Leader Election Pattern

Article
08/26/2015

Coordinate the actions performed by a collection of collaborating task instances in a distributed application by electing one instance as the leader that assumes responsibility for managing the other instances. This pattern can help to ensure that task instances do not conflict with each other, cause contention for shared resources, or inadvertently interfere with the work that other task instances are performing.

Context and Problem

A typical cloud application consists of many tasks acting in a coordinated manner. These tasks could all be instances running the same code and requiring access to the same resources, or they might be working together in parallel to perform the individual parts of a complex calculation.

The task instances might run autonomously for much of the time, but it may also be necessary to coordinate the actions of each instance to ensure that they don’t conflict, cause contention for shared resources, or inadvertently interfere with the work that other task instances are performing. For example:

In a cloud-based system that implements horizontal scaling, multiple instances of the same task could be running simultaneously with each instance servicing a different user. If these instances write to a shared resource, it may be necessary to coordinate their actions to prevent each instance from blindly overwriting the changes made by the others.
If the tasks are performing individual elements of a complex calculation in parallel, the results will need to be aggregated when they all complete.

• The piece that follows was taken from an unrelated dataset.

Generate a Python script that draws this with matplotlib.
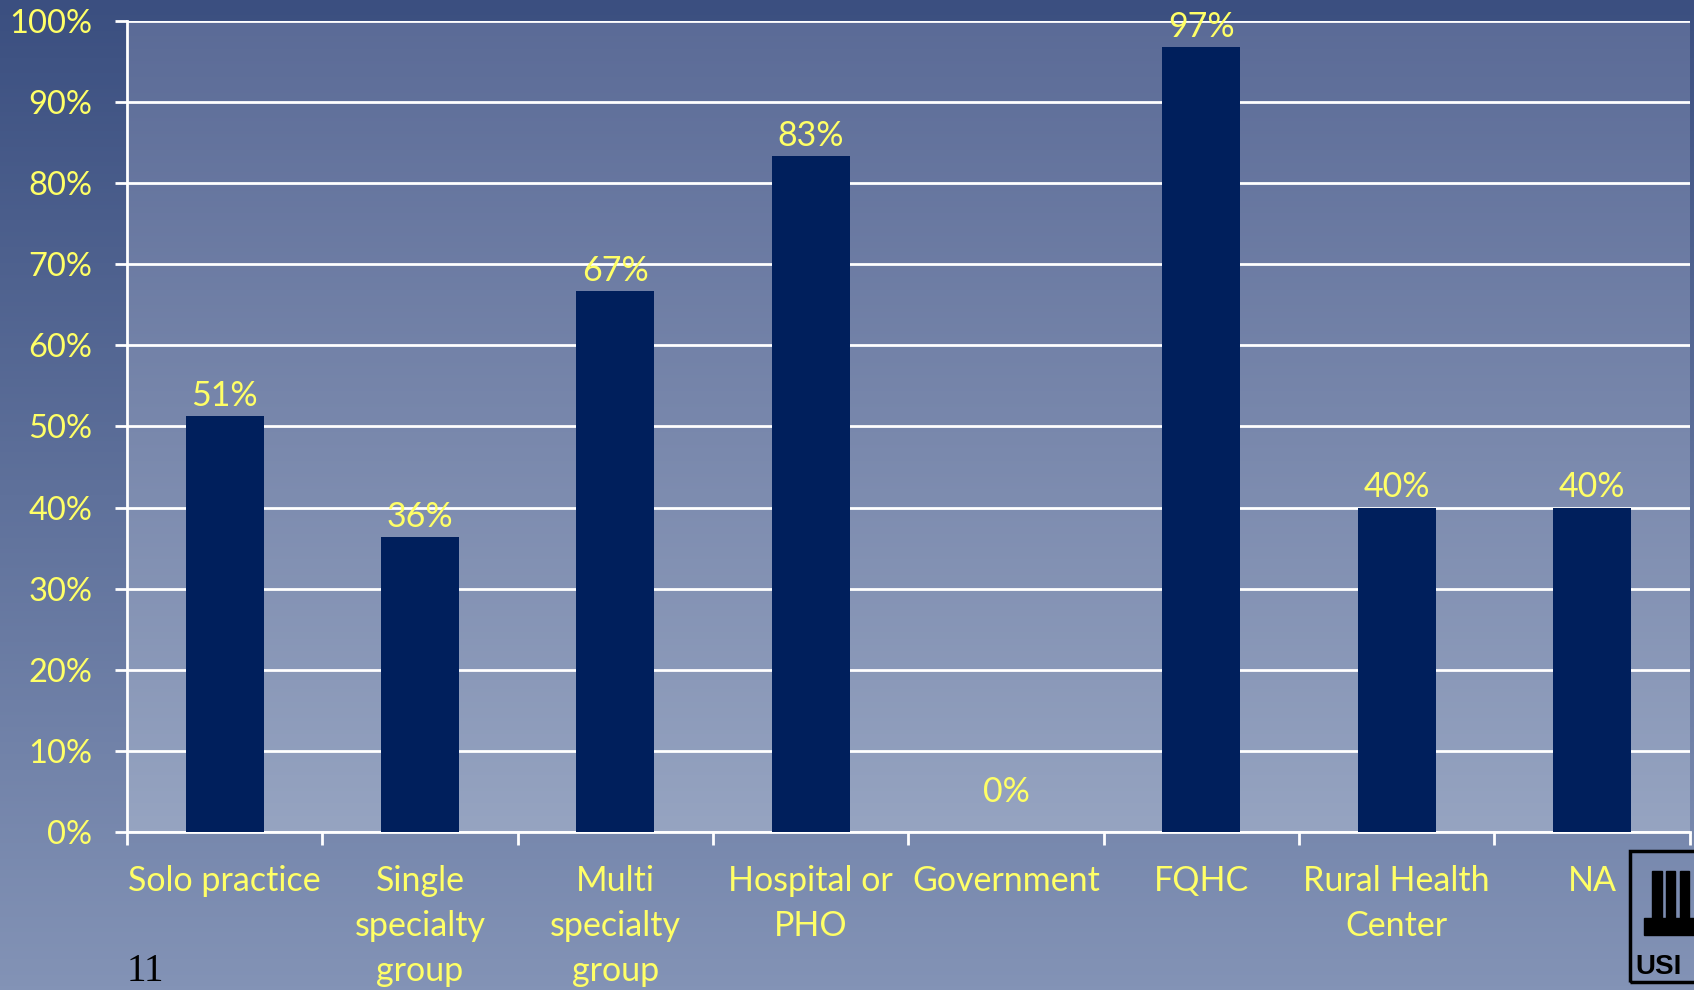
import numpy as np
import matplotlib
matplotlib.use("Agg")
import matplotlib.pyplot as plt
from matplotlib.colors import LinearSegmentedColormap
from matplotlib.patches import Rectangle

categories = ["Solo practice", "Single\nspecialty\ngroup", "Multi\nspecialty\ngroup",
              "Hospital or\nPHO", "Government", "FQHC", "Rural Health\nCenter", "NA"]
values = [51.3, 36.4, 66.7, 83.3, 0.0, 96.8, 40.0, 40.0]
labels = ["51%", "36%", "67%", "83%", "0%", "97%", "40%", "40%"]
yticks = [0, 10, 20, 30, 40, 50, 60, 70, 80, 90, 100]

YELLOW = "#ffff66"
BAR = "#001f5c"
FONT = ["Lato", "DejaVu Sans"]

fig = plt.figure(figsize=(16.94, 9.90), dpi=100)

# figure background gradient
bg = fig.add_axes([0, 0, 1, 1], zorder=-10)
grad = np.linspace(0, 1, 256).reshape(-1, 1)
cm_bg = LinearSegmentedColormap.from_list("bg", ["#3b4f80", "#8393b6"])
bg.imshow(grad, aspect="auto", cmap=cm_bg, extent=[0, 1, 0, 1], origin="upper")
bg.set_xlim(0, 1)
bg.set_ylim(0, 1)
bg.axis("off")

ax = fig.add_axes([0.075, 0.1596, 0.9225, 0.8192])
ax.set_facecolor("none")
cm_ax = LinearSegmentedColormap.from_list("ax", ["#5b6b97", "#96a4c1"])
ax.imshow(grad, aspect="auto", cmap=cm_ax, extent=[-0.5, 7.5, 0, 100],
          origin="upper", zorder=0)

x = np.arange(len(categories))
ax.bar(x, values, width=0.4, color=BAR, zorder=3)

for xi, v, lab in zip(x, values, labels):
    ax.annotate(lab, (xi, v), xytext=(0, 17 if v == 0 else 3), textcoords="offset points",
                ha="center", va="bottom", color=YELLOW, fontsize=24.5, family=FONT,
                zorder=4)

ax.set_xlim(-0.5, 7.5)
ax.set_ylim(0, 100)
ax.set_yticks(yticks)
ax.set_yticklabels([f"{t}%" for t in yticks])
ax.yaxis.grid(True, color="white", linewidth=2, zorder=1)
ax.set_axisbelow(True)

ax.set_xticks(np.arange(-0.5, 8, 1))
ax.set_xticklabels([])
ax.set_xticks(x, minor=True)
ax.set_xticklabels(categories, minor=True)
ax.tick_params(axis="x", which="major", length=9, width=2, color="white", direction="out")
ax.tick_params(axis="x", which="minor", length=0, pad=24, labelsize=24.5, labelcolor=YELLOW)
ax.tick_params(axis="y", length=9, width=2, color="white", pad=16, labelsize=23.5,
               labelcolor=YELLOW)
for lab in ax.get_xticklabels(minor=True) + ax.get_yticklabels():
    lab.set_family(FONT)
for lab in ax.get_xticklabels(minor=True):
    lab.set_linespacing(1.5)

for s in ["top", "right"]:
    ax.spines[s].set_visible(False)
for s in ["left", "bottom"]:
    ax.spines[s].set_color("white")
    ax.spines[s].set_linewidth(2)

# page number and logo
fig.text(0.075, 0.0, "11", color="black", fontsize=28, family="Liberation Serif",
         va="bottom")
fig.patches.append(Rectangle((0.962, 0.008), 0.06, 0.132, transform=fig.transFigure,
                             fill=False, edgecolor="black", linewidth=2.5))
# building columns of the logo
for cx in [0.9755, 0.9835, 0.9915]:
    fig.patches.append(Rectangle((cx, 0.073), 0.0055, 0.047, transform=fig.transFigure,
                                 color="black"))
fig.patches.append(Rectangle((0.9705, 0.056), 0.04, 0.017, transform=fig.transFigure,
                             color="black"))
fig.text(0.9655, 0.016, "USI", color="black", fontsize=20, fontweight="bold",
         family="Liberation Sans")

fig.savefig("out.png", dpi=100)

Because the task instances are all peers, there is no natural leader that can act as the coordinator or aggregator.

Solution

A single task instance should be elected to act as the leader, and this instance should coordinate the actions of the other subordinate task instances. If all of the task instances are running the same code, they could all be capable of acting as the leader. Therefore, the election process must be managed carefully to prevent two or more instances taking over the leader role at the same time.

The system must provide a robust mechanism for selecting the leader. This mechanism must be able to cope with events such as network outages or process failures. In many solutions, the subordinate task instances monitor the leader through some type of heartbeat mechanism, or by polling. If the designated leader terminates unexpectedly, or a network failure renders the leader inaccessible by the subordinate task instances, it will be necessary for them to elect a new leader.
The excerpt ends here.